Did both the Singapore and the Quebec summits have a lot to do with money?   Seemingly so.

ONE SUMMIT STILL TO GO

Here’s a final comment from a British conservative publication, linking all three summits (G7, Singapore and NATO):

“Donald Trump is feeling confident about world peace following his big summit in Singapore with Kim Jong Un.   But . . . western leaders are desperately worried.   Might the US President, inebriated on his own sense of destiny, be about to collapse Nato?   Theresa May is certainly worried:   she knows how hard the British government had to push Trump to officially endorse Nato.   But now, following the fallout over tariffs at last weekend’s G7 summit in Canada, Trump is not feeling well disposed towards the rest of the West.   Next month’s Nato Summit in Brussels will be a tense affair.”   (Spectator, UK, 6/14)

Seventy years after the formation of NATO, could the organization break up?   We will see next month.

One thought on “DOES SINGAPORE SUMMIT MEAN PEACE IN OUR TIME?”

  1. Informative article Mr Rhodes….always look forward to reading them. One thing I’ve learned over the decades is that when it comes to prophecy, just when I think I have something or some timeline figured out…..unexpected events turn the whole thing on its head.

    While all the more aged leaders of Europe continue to makes speeches about how foolish Pres Trump is, while at the same time they are disrupting their entire cultural identity by flooding their lands with people from 3rd world countries, you have a new breed of leader raising their heads. In Austria, Kurz is slowly, quietly, countering what he sees as the idiotic decisions that have been made in the recent past.

    It seems that the world’s leaders and diplomatic ranks have been filled over the decades with people who posses lofty degrees and have all the correct boxes checked that are supposed to make them the smartest people in the room. It is only THEY who know who to carry out the “delicate art of diplomacy”. I’ve been told this my entire life.

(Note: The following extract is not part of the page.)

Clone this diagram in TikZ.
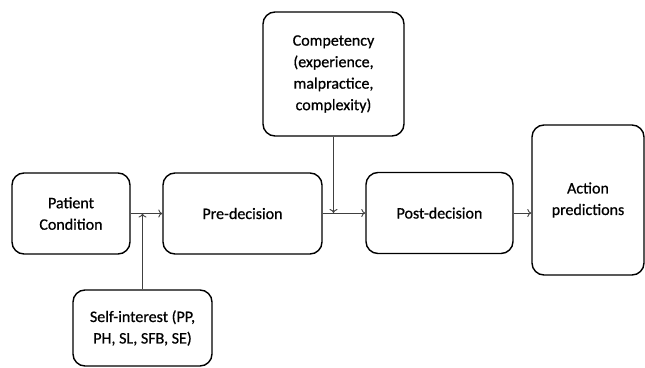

Yet the past 10 years have totally and utterly proven that they are much more interested in perceptions than realities. They love to have meetings and summits and are totally happy to walk away having done NOTHING. We have been told that this is the process that has to happen and if WE were as smart and highly educated as THEM, we’d understand this. Enter Pres Trump: He’s from the world of business and reality where you either get things done or you go broke. That’s one of the reasons he SEEMS to be moving so fast on so many items. He’s really NOT…we’ve just gotten SO USED to seeing virtually nothing happen that the contrast striking. That’s why you don’t see people like fmr Pres Obama having ANY experience running even a flower shop….they’d go broke. In the real world you have to get things done.

    I actually have some personal experience in this. I’ve been self-employed for 34 yrs. The past 3 yrs I’ve been appointed to an advisory council for a very large company. About 4 times a year I’m flown out to Denver or Carlsbad, CA. The whole point of these meetings is to bring up topics that need to be addressed. At first things WERE done but after a year it got to where we’d have these meetings, eat at fine restaurants and talk, talk, talk….but things STOPPED being done. The last one I went to I mentioned a topic I had brought up many times and one of the fellow dealer/participants held his hand up and said “Andy has brought this up over and over……it’s something that should have been addressed 2 yrs ago yet NOTHING has happened. I don’t understand why you guys spend all this money flying us out here when it has become obvious you have no intention of actually listening to us and fixing things.” Nothing but blank stares. It then came to me that what I was seeing was an example of what is happening all over the world. People in power have gotten used to the “good times” but don’t want to actually do any work. On a lighter note, it’s the very reason Jesse Jackson NEVER ran for an office he might actually WIN…..if he won he’d have to actually DO something rather than shake people down.